Visual/Spatial Visual learners like all things pretty, whether it’s using different colours, images, pictures or other visual stimulus. Visual or spatial learners are better able to pick things up and remember them when the material is presented in a visually appealing way. Thought clouds using multiple colours, picture and mood boards, diagrams and storyboards are great ways for visual learners to absorb information. When doing homework, consider the topic and revisit the subject of today’s lesson and then ask your child to draw a story board or thought cloud of the things they remember. When going over the work, anything they’ve forgotten can be added in a brighter colour or with an image or picture, which will offer better recall in the future.  

Aural/Rhythmic An aural learner is someone that learns better when the topic is presented in a rhythmic or musical way and leans towards music and rhythm as a hobby. It might be as simple as revising or learning new material with some music on in the background or the particular learner may do better turning the material into a song or jingle. Aural learners can also teach themselves to better link material to certain sounds, for instance, a certain song might help them recall a vivid memory or a series of notes remind them of a mathematical formula or equation.  
Verbal/LinguisticVerbal leaners are wordsmiths in their own right, whether it’s spoken word or written text, a verbal learner leans towards words over images and tend to absorb themselves into reading and writing. For better recall, a verbal learner may recite passages to themselves in the mirror or record scripts for revisiting, they might also come up with their own acronyms that can help with learning tricky material such as math or science formulas.  

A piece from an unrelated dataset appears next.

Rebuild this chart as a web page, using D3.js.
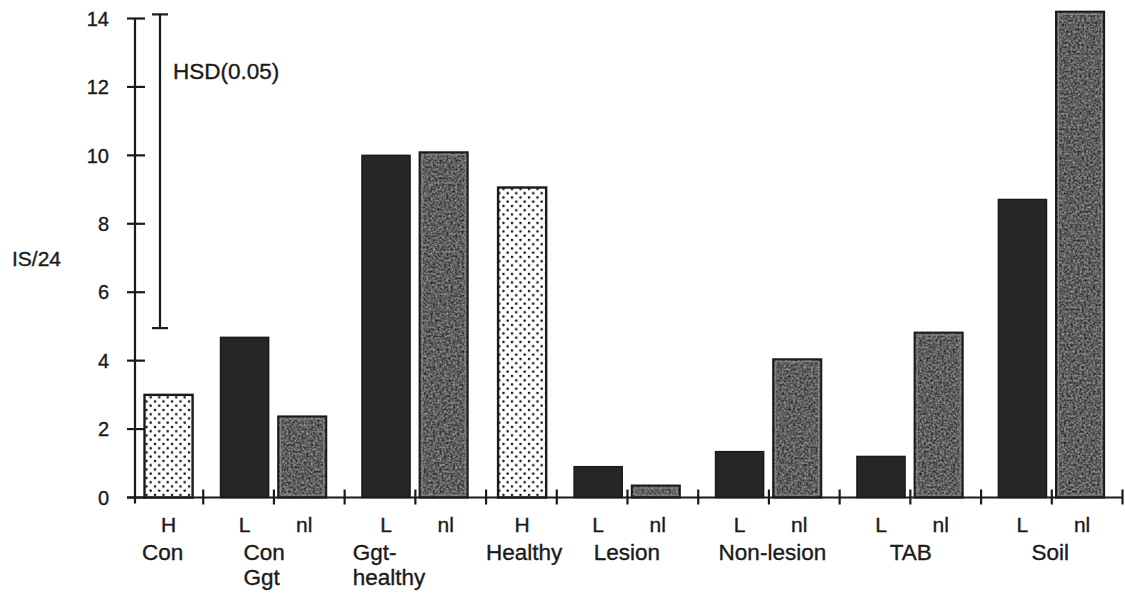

Physical/Kinaesthetic – A physical learner is always on the move, whether they are up on their feet pacing or tapping or in their seat fidgeting. Teachers tend to get most frustrated with physical learners as it is often misunderstood as naughtiness or defiance, when the learner just has excess energy that needs to be channelled into learning. A kinaesthetic learner does best when they can involve their whole body, for example through role-playing experiences, using physical objects and having the option to move themselves to find the correct answer. A good learning method example for a physical learner at home is to have a series of answer cards set up around the room, ask the question and encourage your child to “hunt” down the answer, they will have to get up and move around and it can encourage better recall in the future as answers are linked to different locations in their mind. 

Logical/Mathematical – Logical learners are often unsatisfied at lower levels education as the logic and “why” behind their topics are often left uncovered until later school years. A logical or mathematical learner wants to understand the system behind a topic and to understand fully why something happens. Relationships, patterns, numbers and equations are gold for a logical learner, however, fixation is more common with logical learners and at some ages, gentle deviation from the fixated topic are a must for particular trying subjects.  

Social/Interpersonal – Social learners do better in groups and encourage each other to better absorb and retain material. Sibling groups who are close in age will do well learning and teaching each other, while study groups and classroom learning are also great environments for social learners. Not only do social learners learn better in groups but the inspiration and option for co-working with others can help individuals better understand difficult topics and the group can work off each other to create revision or review material that increases recall ability.  

Solitary/Intrapersonal Solitary learners prefer to work, study and learn alone and find the company of others distracting in a learning or revision environment. Those with intrapersonal learning preferences aren’t necessarily anti-social but can seem day-dreamy at a younger age and constantly away in their own thoughts. This is not always a negative as certain solitary learners are also very visual and do better when visualising concepts in their head without the input of others.  

With the explanations above, are you better able to identify the type of learner you or your child is? Considering the different types of learning styles available, you might sit down with an older child and ask them to identify their own learning style and work with them to create better revision and homework methods for home. Alternatively, for young children and home schoolers, consider creating some fun lesson plans that can incorporate the style of learning that best works for your child and watch them enjoy education, after all - knowledge should be fun!